Use an experienced builder(recommed by family ,friend or neighbour)to assess and advise on problem and get a quote too.
Then you can make the decision of wether to diy or gsi.
I think the plasterboard is 'dot-and-dab' - Don't know much about it but a builder/damp proofer who came to look did mention that when they came round - said it might be condensation in voids where not enough adhesive was used during dot and dab process and that a foil-backed board may not have been used. Doesn't seem to be condensation to me though as is worse in the rain (i think) and some patches look more damp than I'd imagine condenstaion would cause.
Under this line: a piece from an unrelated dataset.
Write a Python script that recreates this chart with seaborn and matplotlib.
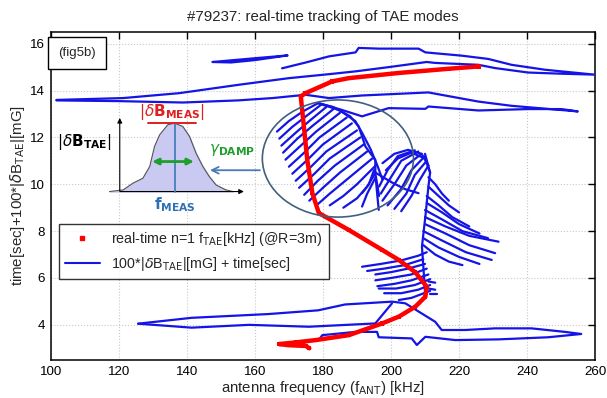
import numpy as np
import pandas as pd
import matplotlib
matplotlib.use("Agg")
import matplotlib.pyplot as plt
import seaborn as sns
from matplotlib.patches import Ellipse
from matplotlib.lines import Line2D

# ---------------- data ----------------
red_freq = [176.0, 175.0, 170.0, 167.1, 172.0, 177.9, 187.6, 197.4, 202.3, 207.1, 210.1, 210.5,
            207.1, 202.3, 197.4, 187.6, 178.8, 176.9, 175.4, 174.4, 173.5, 174.9, 182.7, 187.6,
            202.2, 216.9, 225.7]
red_time = [3.0, 3.1, 3.13, 3.18, 3.25, 3.35, 3.56, 4.06, 4.35, 4.77, 5.2, 5.63,
            6.25, 6.77, 7.2, 8.05, 8.77, 9.62, 11.04, 12.47, 13.75, 13.89, 14.39, 14.53,
            14.75, 14.93, 15.03]

loop_short_f = [147.6, 160.0, 169.6, 160.0, 153.0, 147.6]
loop_short_v = [15.22, 15.38, 15.5, 15.3, 15.2, 15.22]

loop_high_f = [101.7, 121.3, 137.8, 155.4, 170.0, 181.8, 189.6, 199.3, 210.5, 213.0, 225.7, 230.6,
               240.3, 250.1, 259.8, 245.2, 235.4, 228.6, 220.8, 210.1, 208.1, 196.4, 190.5, 189.6,
               181.8, 175.0, 168.0]
loop_high_v = [13.6, 13.68, 13.89, 14.25, 14.53, 14.7, 14.82, 15.0, 15.22, 15.18, 15.1, 14.96,
               14.77, 14.72, 14.68, 14.89, 15.1, 15.35, 15.49, 15.63, 15.79, 15.79, 15.82, 15.63,
               15.46, 15.2, 14.95]

loop_mid_f = [101.7, 120.0, 138.8, 155.0, 165.2, 174.9, 181.8, 191.5, 211.0, 225.7, 235.4, 254.9,
              250.1, 240.3, 225.7, 211.0, 210.1, 199.3, 191.5, 185.0, 178.4]
loop_mid_v = [13.58, 13.55, 13.49, 13.58, 13.68, 13.82, 13.68, 13.79, 13.92, 13.53, 13.35, 13.11,
              13.21, 13.21, 13.15, 13.32, 13.22, 13.25, 12.9, 13.2, 13.47]

loop_low_f = [125.7, 141.4, 163.9, 178.6, 186.5, 200.3, 204.2, 213.0, 214.9, 221.8, 230.6, 241.3,
              251.1, 255.9, 246.2, 231.6, 218.9, 210.1, 207.6, 206.1, 196.4, 195.9, 189.6, 179.8, 178.8]
loop_low_v = [4.05, 4.3, 4.46, 4.62, 4.87, 4.99, 4.92, 4.13, 3.78, 3.78, 3.85, 3.85,
              3.7, 3.61, 3.47, 3.38, 3.35, 3.49, 3.14, 3.42, 3.47, 3.7, 3.7, 3.56, 3.35]

loop_low2_f = [125.7, 141.4, 158.3, 175.9, 195.4, 200.3]
loop_low2_v = [4.05, 3.88, 4.0, 3.92, 4.06, 4.92]

fan_upper_f = [[166.5, 170, 174, 178.4], [167.2, 171, 175, 179.5], [167.8, 172, 176, 181],
               [168.3, 172.5, 177, 183], [169, 173.5, 178, 185], [170, 174.5, 179, 187],
               [171, 175.5, 180, 188.5], [172, 176.5, 181, 190], [173, 177.5, 182, 191],
               [174.5, 178.5, 183.5, 192], [176, 180, 185, 193], [178.5, 182, 187, 194.5],
               [182, 186, 190, 195.5], [186, 190, 193, 195.5], [191.5, 193, 195.5],
               [191.5, 193.5, 195], [196.4, 196, 195.5],
               [178.4, 183, 188, 190.5, 192.5, 195.4, 195.4, 196.5],
               [179, 185, 189.5, 191.5, 194, 196, 197.5],
               [195.4, 200, 204, 208.1]]
fan_upper_v = [[12.25, 12.7, 13.1, 13.45], [11.95, 12.45, 12.9, 13.4], [11.65, 12.2, 12.7, 13.3],
               [11.35, 11.95, 12.5, 13.2], [11.05, 11.65, 12.25, 13.05], [10.75, 11.35, 12.0, 12.85],
               [10.45, 11.05, 11.7, 12.6], [10.15, 10.75, 11.4, 12.3], [9.85, 10.45, 11.1, 12.0],
               [9.55, 10.15, 10.8, 11.7], [9.3, 9.85, 10.5, 11.4], [9.15, 9.6, 10.2, 11.1],
               [9.1, 9.5, 10.0, 10.8], [9.0, 9.4, 9.9, 10.5], [9.05, 9.6, 10.3],
               [9.62, 10.0, 10.6], [8.91, 9.5, 10.3],
               [13.47, 13.3, 12.9, 12.47, 11.61, 11.04, 10.47, 9.5],
               [13.45, 13.15, 12.7, 12.2, 11.5, 10.8, 10.2],
               [10.5, 10.1, 9.8, 9.62]]

fan_mid_f = [[197.5, 201, 205, 209, 211], [198.5, 202, 206, 210, 211.5],
             [207, 202, 199, 196.5], [208, 203, 200, 197], [209, 204.5, 201, 197.5],
             [210, 206, 203, 199], [210.5, 207, 204.5, 201], [211, 208.5, 206, 203],
             [210, 211.5, 211, 210.1, 209.1, 209.5, 210.1]]
fan_mid_v = [[10.9, 11.3, 11.47, 11.3, 10.8], [10.6, 11.1, 11.35, 11.1, 10.5],
             [11.45, 11.2, 10.6, 9.9], [11.4, 11.0, 10.3, 9.6], [11.3, 10.8, 10.0, 9.3],
             [11.2, 10.6, 9.8, 9.1], [11.0, 10.4, 9.6, 8.95], [10.8, 10.2, 9.5, 8.85],
             [11.3, 10.5, 9.9, 8.62, 7.34, 6.5, 5.2]]

fan_right_f = [[211, 213, 215, 217], [211, 214, 217, 220], [210.5, 214, 218, 223],
               [210.5, 215, 220, 226], [210, 215, 221, 228.5], [210, 216, 223, 231.6],
               [210, 216, 223, 230.6], [209.5, 215, 222, 229.6], [209.5, 214, 220, 226],
               [209.5, 213, 217, 221]]
fan_right_v = [[10.3, 10.0, 9.6, 9.3], [9.9, 9.5, 9.1, 8.8], [9.5, 9.1, 8.6, 8.2],
               [9.2, 8.8, 8.3, 7.9], [8.9, 8.5, 8.0, 7.7], [8.6, 8.2, 7.8, 7.55],
               [8.3, 7.9, 7.4, 7.06], [8.0, 7.6, 7.1, 6.77], [7.7, 7.3, 6.9, 6.6],
               [7.4, 7.0, 6.7, 6.55]]

fan_low_f = [[191.5, 197, 203, 208, 210.5], [193, 198, 204, 209.5], [195.4, 200, 205, 210],
             [195.4, 200, 206, 210.5], [196, 201, 206, 211], [196.4, 201.5, 207, 211.5],
             [198, 203, 208, 211.5], [202.3, 206, 211.5],
             [211.5, 213.5], [211, 213], [211, 213]]
fan_low_v = [[6.48, 6.6, 6.75, 6.95, 7.1], [6.3, 6.4, 6.55, 6.8], [6.15, 6.25, 6.4, 6.6],
             [5.9, 6.0, 6.15, 6.4], [5.65, 5.75, 5.9, 6.15], [5.55, 5.55, 5.7, 5.95],
             [5.35, 5.35, 5.5, 5.7], [5.06, 5.15, 5.45],
             [5.3, 5.3], [5.55, 5.5], [5.85, 5.8]]

# schematic inset (bell curve)
bell_f = [117.3, 121.3, 124.2, 127.1, 129.1, 130.5, 132.0, 134.4, 136.4, 138.8, 140.8, 142.7,
          144.7, 146.6, 148.6, 151.5, 153.5]
bell_v = [9.69, 9.76, 10.05, 10.26, 10.76, 11.61, 12.11, 12.54, 12.61, 12.47, 12.04, 11.33,
          10.76, 10.33, 9.97, 9.76, 9.69]

x_ticks = [100, 120, 140, 160, 180, 200, 220, 240, 260]
y_ticks = [4, 6, 8, 10, 12, 14, 16]

# ---------------- build table ----------------
traces = [(loop_short_f, loop_short_v), (loop_high_f, loop_high_v), (loop_mid_f, loop_mid_v),
          (loop_low_f, loop_low_v), (loop_low2_f, loop_low2_v)]
for group_f, group_v in [(fan_upper_f, fan_upper_v), (fan_mid_f, fan_mid_v),
                         (fan_right_f, fan_right_v), (fan_low_f, fan_low_v)]:
    traces += list(zip(group_f, group_v))
rows = []
for i, (fs, vs) in enumerate(traces):
    for k, (f, v) in enumerate(zip(fs, vs)):
        rows.append({"trace": i, "order": k, "f": f, "v": v})
blue_df = pd.DataFrame(rows)
red_df = pd.DataFrame({"f": red_freq, "t": red_time})

# ---------------- figure ----------------
sns.set_theme(style="white")
plt.rcParams["font.family"] = ["Liberation Sans", "DejaVu Sans"]
fig = plt.figure(figsize=(6.07, 3.98), dpi=100)
ax = fig.add_axes([0.0835, 0.0955, 0.897, 0.8241])

BLUE = "#1414e6"
sns.lineplot(data=blue_df, x="f", y="v", units="trace", estimator=None, sort=False,
             color=BLUE, lw=1.6, legend=False, ax=ax, zorder=3)
sns.lineplot(data=red_df, x="f", y="t", sort=False, estimator=None, color="red", lw=3.2,
             ax=ax, zorder=4)
sns.scatterplot(data=red_df, x="f", y="t", marker="s", s=9, color="red", edgecolor="none",
                ax=ax, zorder=5, legend=False)

# ellipse + arrow
ax.add_patch(Ellipse((184.4, 11.1), 44.4, 5.0, fill=False, edgecolor="#41607f", lw=1.2, zorder=6))
ax.annotate("", xy=(146.0, 10.6), xytext=(162.3, 10.6),
            arrowprops=dict(arrowstyle="->", color="#4a7ab5", lw=1.3), zorder=6)

# schematic
ax.fill_between(bell_f, 9.69, bell_v, color="#c9c9f2", zorder=2)
ax.plot(bell_f, bell_v, color="#555555", lw=0.8, zorder=2)
ax.annotate("", xy=(120.3, 12.95), xytext=(120.3, 9.6),
            arrowprops=dict(arrowstyle="-|>", color="black", lw=0.8, mutation_scale=7))
ax.annotate("", xy=(157.6, 9.69), xytext=(119.5, 9.69),
            arrowprops=dict(arrowstyle="-|>", color="black", lw=0.8, mutation_scale=7))
ax.plot([136.4, 136.4], [9.69, 12.61], color="#3b78b8", lw=1.2, zorder=3)
ax.plot([128.6, 142.7], [12.61, 12.61], color="#e0201e", lw=1.4, zorder=3)
ax.annotate("", xy=(129.0, 10.97), xytext=(142.9, 10.97),
            arrowprops=dict(arrowstyle="<|-|>", color="#1e9e2a", lw=2.0, mutation_scale=9), zorder=4)
ax.text(135.5, 13.1, r"$|\delta\mathbf{B}_{\mathbf{MEAS}}|$", color="#e0201e", fontsize=11,
        ha="center", va="center", zorder=6)
ax.text(146.5, 11.45, r"$\gamma_{\mathbf{DAMP}}$", color="#1e9e2a", fontsize=11,
        ha="left", va="center", zorder=6)
ax.text(136.6, 9.15, r"$\mathbf{f_{MEAS}}$", color="#2e6fb5", fontsize=11,
        ha="center", va="center", zorder=6)
ax.text(110.0, 11.8, r"$|\delta\mathbf{B}_{\mathbf{TAE}}|$", color="black", fontsize=11,
        ha="center", va="center", zorder=6)

# (fig5b) label
ax.text(102.2, 15.6, "(fig5b)", fontsize=9.5, ha="left", va="center",
        bbox=dict(boxstyle="square,pad=0.75", fc="white", ec="black", lw=1.0), zorder=7)

# axes styling
ax.set_xlim(100, 260)
ax.set_ylim(2.5, 16.5)
ax.set_xticks(x_ticks)
ax.set_yticks(y_ticks)
ax.grid(True, color="#c8c8c8", linestyle=":", lw=0.8)
ax.tick_params(direction="in", length=5, width=1, top=True, right=True,
               labelsize=9.6, colors="black", pad=4)
for s in ax.spines.values():
    s.set_color("black")
    s.set_linewidth(1.1)
ax.set_xlabel(r"antenna frequency (f$_{\rm ANT}$) [kHz]", fontsize=10.8, labelpad=1)
ax.set_ylabel(r"time[sec]+100*|$\delta$B$_{\rm TAE}$|[mG]", fontsize=10.8, labelpad=2)
ax.set_title("#79237: real-time tracking of TAE modes", fontsize=10.8, pad=8)

handles = [Line2D([], [], color="red", marker="s", markersize=2.5, linestyle="none"),
           Line2D([], [], color=BLUE, lw=1.5)]
labels = [r"real-time n=1 f$_{\rm TAE}$[kHz] (@R=3m)", r"100*|$\delta$B$_{\rm TAE}$|[mG] + time[sec]"]
leg = ax.legend(handles, labels, loc="upper left", bbox_to_anchor=(0.015, 0.415),
                fontsize=10.3, frameon=True, fancybox=False, edgecolor="black",
                handlelength=2.4, borderpad=0.45, labelspacing=0.45, borderaxespad=0)
leg.get_frame().set_linewidth(1.0)
leg.set_zorder(8)

fig.savefig("out.png", dpi=100)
The wall doesn't sound hollow all over when you tap it (as I assume it would if the plasterboard was supported on batons) but has some hollow sounding areas and other solid bits.
If the plasterboard was removed and re lime-plaster properly, would this stop rain water penetration from the external wall? Or would we still need some other seal? There are no obvious wet patches on the external wall (which is painted).
I DOUBT IT IS A CONDESATION PROBLEM TOO, UNLESS THERE ARE CRACKS OR HOLES IN THE NEW BOARDING TO ALLOW WARM MOIST AIR TO ENTER VOIDS AND CONDENSE OUT BETWEEN BACK OF BOARDS AND ORIGINAL COLD WALL SURFACE.(BUT WE BOTH COULD BE WRONG).
YOU SAY THE EXTERIOR WALL IS PAINTED!
IS IT IN GOOD CONDITION OR PATCHY/BLOWN?
IS THE WALL PAINTED RENDER?
IN VICTORIAN TIMES, BECAUSE THEY HAD OPEN FIRES WITH CHIMNEYS(ie GOOD HEAT AND VENTILATION)
AND BREATHABLE PLASTER ON WALLS DAMPNESS AND CONDENSATION WEREN'T A PROBLEM.
(MOISTURE DID GET IN BUT WOULD IMMEDIATELY EVAPORATE OFF AND WOULD NEVER BE NOTICED).
THATS WHY I SAID THESE WALLS WEREN'T DESIGNED TO BE LINED IN ANY OTHER WAY THAN LIME PLASTER.(BREATHABLE)!
THIS IS WHY I ASKED IF YOU HAD ANY OTHER PLASTERED WALLS WHICH PRESENT A PROBLEM?(I DOUBT YOU DO)(ONLY BOARDED WALL PROBLEMS).
PERSONALLY, I WOULD, ENSURE THERE IS DEFINATELY NO MAJOR RAIN WATER INGRESS THROUGH POOR MORTAR POINTING/MASONARY CRACKS/RENDERING/DPC OR PROBLEMS WITH GUTTERS/DOWNPIPES/OVERFLOWS AND ONLY THEN RE-PLASTER!
WHAT EVER YOU DECIDE TO DO, THE EXISTING BOARDING HAS TO COME OFF IN ANY CASE TO FIND OUT EXACTLY WHAT THE PROBLEM IS BEHIND AND TO RECTIFY.